• Work instructions:
Give the material once more, word for word, without any images.

• Dataset section:

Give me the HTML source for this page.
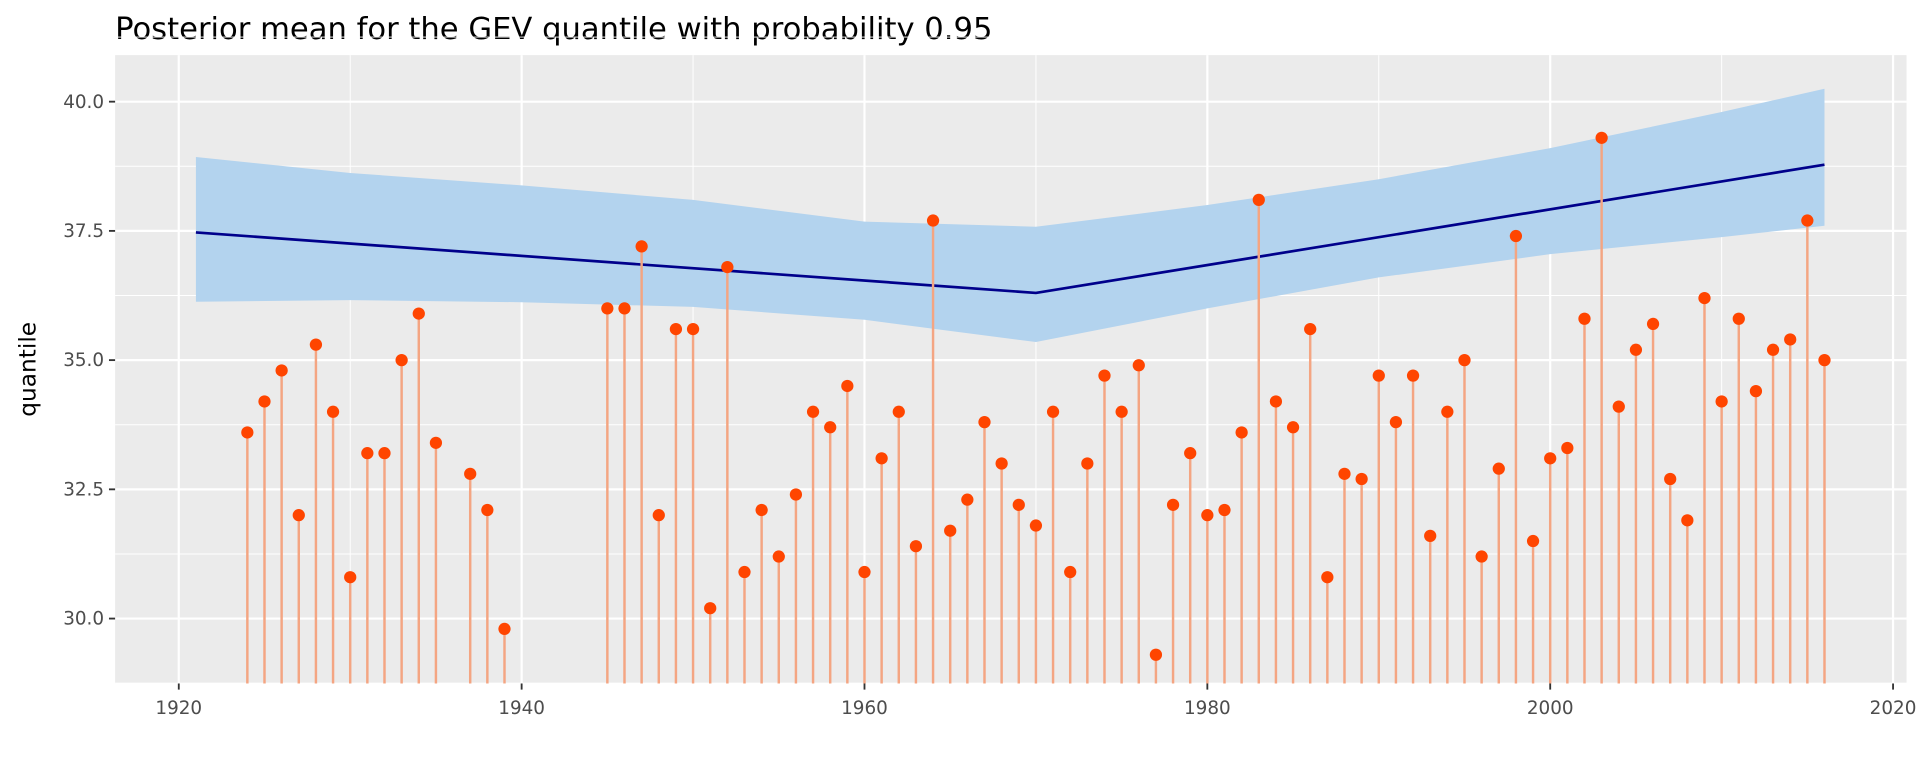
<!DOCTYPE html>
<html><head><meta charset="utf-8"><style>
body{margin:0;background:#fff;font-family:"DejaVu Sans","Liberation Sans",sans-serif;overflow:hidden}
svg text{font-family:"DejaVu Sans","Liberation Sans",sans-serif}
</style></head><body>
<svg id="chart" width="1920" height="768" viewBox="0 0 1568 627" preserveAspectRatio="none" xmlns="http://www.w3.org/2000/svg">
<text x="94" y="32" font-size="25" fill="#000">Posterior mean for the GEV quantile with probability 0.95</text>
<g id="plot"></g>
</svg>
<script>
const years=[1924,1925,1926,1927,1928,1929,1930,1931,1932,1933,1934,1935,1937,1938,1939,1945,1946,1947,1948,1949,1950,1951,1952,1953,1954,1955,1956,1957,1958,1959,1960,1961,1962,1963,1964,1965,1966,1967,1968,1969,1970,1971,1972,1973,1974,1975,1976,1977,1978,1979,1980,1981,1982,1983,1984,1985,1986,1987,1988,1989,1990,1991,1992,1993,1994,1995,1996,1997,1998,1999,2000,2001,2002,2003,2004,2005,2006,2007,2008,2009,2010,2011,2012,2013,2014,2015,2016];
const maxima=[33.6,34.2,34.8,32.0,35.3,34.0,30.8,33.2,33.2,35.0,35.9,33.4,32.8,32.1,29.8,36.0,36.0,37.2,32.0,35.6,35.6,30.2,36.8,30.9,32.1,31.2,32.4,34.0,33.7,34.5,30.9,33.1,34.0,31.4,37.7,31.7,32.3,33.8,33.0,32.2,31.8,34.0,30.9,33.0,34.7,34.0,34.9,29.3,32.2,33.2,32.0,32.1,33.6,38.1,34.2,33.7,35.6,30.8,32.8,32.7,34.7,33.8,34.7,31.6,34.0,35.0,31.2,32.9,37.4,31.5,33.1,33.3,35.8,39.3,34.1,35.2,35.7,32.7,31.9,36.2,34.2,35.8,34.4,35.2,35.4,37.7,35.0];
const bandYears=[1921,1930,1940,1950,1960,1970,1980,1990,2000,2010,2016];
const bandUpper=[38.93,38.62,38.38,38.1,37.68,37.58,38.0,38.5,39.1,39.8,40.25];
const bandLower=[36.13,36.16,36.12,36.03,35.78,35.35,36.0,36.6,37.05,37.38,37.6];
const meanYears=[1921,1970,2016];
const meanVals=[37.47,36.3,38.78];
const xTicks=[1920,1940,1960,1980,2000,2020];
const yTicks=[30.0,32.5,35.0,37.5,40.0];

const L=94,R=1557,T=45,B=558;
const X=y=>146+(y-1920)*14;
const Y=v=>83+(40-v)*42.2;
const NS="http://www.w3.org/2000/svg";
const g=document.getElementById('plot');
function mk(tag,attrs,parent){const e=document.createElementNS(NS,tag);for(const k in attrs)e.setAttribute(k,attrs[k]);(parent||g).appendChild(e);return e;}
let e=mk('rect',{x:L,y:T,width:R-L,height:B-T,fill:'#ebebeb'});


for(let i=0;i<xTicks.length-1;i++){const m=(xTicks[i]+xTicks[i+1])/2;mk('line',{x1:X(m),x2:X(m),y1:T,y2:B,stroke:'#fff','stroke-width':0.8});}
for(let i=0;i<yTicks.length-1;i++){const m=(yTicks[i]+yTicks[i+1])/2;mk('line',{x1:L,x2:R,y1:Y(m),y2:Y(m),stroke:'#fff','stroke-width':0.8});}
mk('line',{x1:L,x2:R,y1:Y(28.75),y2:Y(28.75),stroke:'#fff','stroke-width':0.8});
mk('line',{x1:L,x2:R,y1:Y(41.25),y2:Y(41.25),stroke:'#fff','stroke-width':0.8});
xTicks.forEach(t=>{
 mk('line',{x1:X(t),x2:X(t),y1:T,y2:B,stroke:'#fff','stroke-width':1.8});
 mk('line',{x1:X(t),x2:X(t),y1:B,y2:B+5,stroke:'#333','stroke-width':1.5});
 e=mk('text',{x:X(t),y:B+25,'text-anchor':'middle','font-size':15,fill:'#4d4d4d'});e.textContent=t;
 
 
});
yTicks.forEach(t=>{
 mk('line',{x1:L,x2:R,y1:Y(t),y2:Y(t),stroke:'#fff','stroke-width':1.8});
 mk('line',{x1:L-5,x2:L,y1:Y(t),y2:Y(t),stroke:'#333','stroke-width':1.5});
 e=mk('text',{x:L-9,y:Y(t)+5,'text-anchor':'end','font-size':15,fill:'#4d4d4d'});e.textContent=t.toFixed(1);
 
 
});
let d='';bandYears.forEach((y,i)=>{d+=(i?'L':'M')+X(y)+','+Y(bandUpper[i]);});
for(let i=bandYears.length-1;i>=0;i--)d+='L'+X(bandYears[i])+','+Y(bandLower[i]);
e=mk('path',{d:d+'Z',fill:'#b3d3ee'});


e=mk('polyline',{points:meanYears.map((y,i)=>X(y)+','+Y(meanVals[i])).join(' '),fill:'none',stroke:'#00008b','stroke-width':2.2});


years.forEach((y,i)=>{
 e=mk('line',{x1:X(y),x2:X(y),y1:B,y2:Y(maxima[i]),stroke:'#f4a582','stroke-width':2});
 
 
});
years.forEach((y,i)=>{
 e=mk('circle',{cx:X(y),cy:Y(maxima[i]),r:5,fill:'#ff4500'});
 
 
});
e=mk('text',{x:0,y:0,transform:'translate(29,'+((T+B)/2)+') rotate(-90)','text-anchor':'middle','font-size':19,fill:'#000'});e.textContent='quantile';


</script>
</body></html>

• Exercise output:
Give me the HTML source for this page.
<!DOCTYPE html>
<html><head><meta charset="utf-8"><style>
body{margin:0;background:#fff;font-family:"DejaVu Sans","Liberation Sans",sans-serif;overflow:hidden}
svg text{font-family:"DejaVu Sans","Liberation Sans",sans-serif}
</style></head><body>
<svg id="chart" width="1920" height="768" viewBox="0 0 1568 627" preserveAspectRatio="none" xmlns="http://www.w3.org/2000/svg">
<text x="94" y="32" font-size="25" fill="#000">Posterior mean for the GEV quantile with probability 0.95</text>
<g id="plot"></g>
</svg>
<script>
const years=[1924,1925,1926,1927,1928,1929,1930,1931,1932,1933,1934,1935,1937,1938,1939,1945,1946,1947,1948,1949,1950,1951,1952,1953,1954,1955,1956,1957,1958,1959,1960,1961,1962,1963,1964,1965,1966,1967,1968,1969,1970,1971,1972,1973,1974,1975,1976,1977,1978,1979,1980,1981,1982,1983,1984,1985,1986,1987,1988,1989,1990,1991,1992,1993,1994,1995,1996,1997,1998,1999,2000,2001,2002,2003,2004,2005,2006,2007,2008,2009,2010,2011,2012,2013,2014,2015,2016];
const maxima=[33.6,34.2,34.8,32.0,35.3,34.0,30.8,33.2,33.2,35.0,35.9,33.4,32.8,32.1,29.8,36.0,36.0,37.2,32.0,35.6,35.6,30.2,36.8,30.9,32.1,31.2,32.4,34.0,33.7,34.5,30.9,33.1,34.0,31.4,37.7,31.7,32.3,33.8,33.0,32.2,31.8,34.0,30.9,33.0,34.7,34.0,34.9,29.3,32.2,33.2,32.0,32.1,33.6,38.1,34.2,33.7,35.6,30.8,32.8,32.7,34.7,33.8,34.7,31.6,34.0,35.0,31.2,32.9,37.4,31.5,33.1,33.3,35.8,39.3,34.1,35.2,35.7,32.7,31.9,36.2,34.2,35.8,34.4,35.2,35.4,37.7,35.0];
const bandYears=[1921,1930,1940,1950,1960,1970,1980,1990,2000,2010,2016];
const bandUpper=[38.93,38.62,38.38,38.1,37.68,37.58,38.0,38.5,39.1,39.8,40.25];
const bandLower=[36.13,36.16,36.12,36.03,35.78,35.35,36.0,36.6,37.05,37.38,37.6];
const meanYears=[1921,1970,2016];
const meanVals=[37.47,36.3,38.78];
const xTicks=[1920,1940,1960,1980,2000,2020];
const yTicks=[30.0,32.5,35.0,37.5,40.0];

const L=94,R=1557,T=45,B=558;
const X=y=>146+(y-1920)*14;
const Y=v=>83+(40-v)*42.2;
const NS="http://www.w3.org/2000/svg";
const g=document.getElementById('plot');
function mk(tag,attrs,parent){const e=document.createElementNS(NS,tag);for(const k in attrs)e.setAttribute(k,attrs[k]);(parent||g).appendChild(e);return e;}
let e=mk('rect',{x:L,y:T,width:R-L,height:B-T,fill:'#ebebeb'});


for(let i=0;i<xTicks.length-1;i++){const m=(xTicks[i]+xTicks[i+1])/2;mk('line',{x1:X(m),x2:X(m),y1:T,y2:B,stroke:'#fff','stroke-width':0.8});}
for(let i=0;i<yTicks.length-1;i++){const m=(yTicks[i]+yTicks[i+1])/2;mk('line',{x1:L,x2:R,y1:Y(m),y2:Y(m),stroke:'#fff','stroke-width':0.8});}
mk('line',{x1:L,x2:R,y1:Y(28.75),y2:Y(28.75),stroke:'#fff','stroke-width':0.8});
mk('line',{x1:L,x2:R,y1:Y(41.25),y2:Y(41.25),stroke:'#fff','stroke-width':0.8});
xTicks.forEach(t=>{
 mk('line',{x1:X(t),x2:X(t),y1:T,y2:B,stroke:'#fff','stroke-width':1.8});
 mk('line',{x1:X(t),x2:X(t),y1:B,y2:B+5,stroke:'#333','stroke-width':1.5});
 e=mk('text',{x:X(t),y:B+25,'text-anchor':'middle','font-size':15,fill:'#4d4d4d'});e.textContent=t;
 
 
});
yTicks.forEach(t=>{
 mk('line',{x1:L,x2:R,y1:Y(t),y2:Y(t),stroke:'#fff','stroke-width':1.8});
 mk('line',{x1:L-5,x2:L,y1:Y(t),y2:Y(t),stroke:'#333','stroke-width':1.5});
 e=mk('text',{x:L-9,y:Y(t)+5,'text-anchor':'end','font-size':15,fill:'#4d4d4d'});e.textContent=t.toFixed(1);
 
 
});
let d='';bandYears.forEach((y,i)=>{d+=(i?'L':'M')+X(y)+','+Y(bandUpper[i]);});
for(let i=bandYears.length-1;i>=0;i--)d+='L'+X(bandYears[i])+','+Y(bandLower[i]);
e=mk('path',{d:d+'Z',fill:'#b3d3ee'});


e=mk('polyline',{points:meanYears.map((y,i)=>X(y)+','+Y(meanVals[i])).join(' '),fill:'none',stroke:'#00008b','stroke-width':2.2});


years.forEach((y,i)=>{
 e=mk('line',{x1:X(y),x2:X(y),y1:B,y2:Y(maxima[i]),stroke:'#f4a582','stroke-width':2});
 
 
});
years.forEach((y,i)=>{
 e=mk('circle',{cx:X(y),cy:Y(maxima[i]),r:5,fill:'#ff4500'});
 
 
});
e=mk('text',{x:0,y:0,transform:'translate(29,'+((T+B)/2)+') rotate(-90)','text-anchor':'middle','font-size':19,fill:'#000'});e.textContent='quantile';


</script>
</body></html>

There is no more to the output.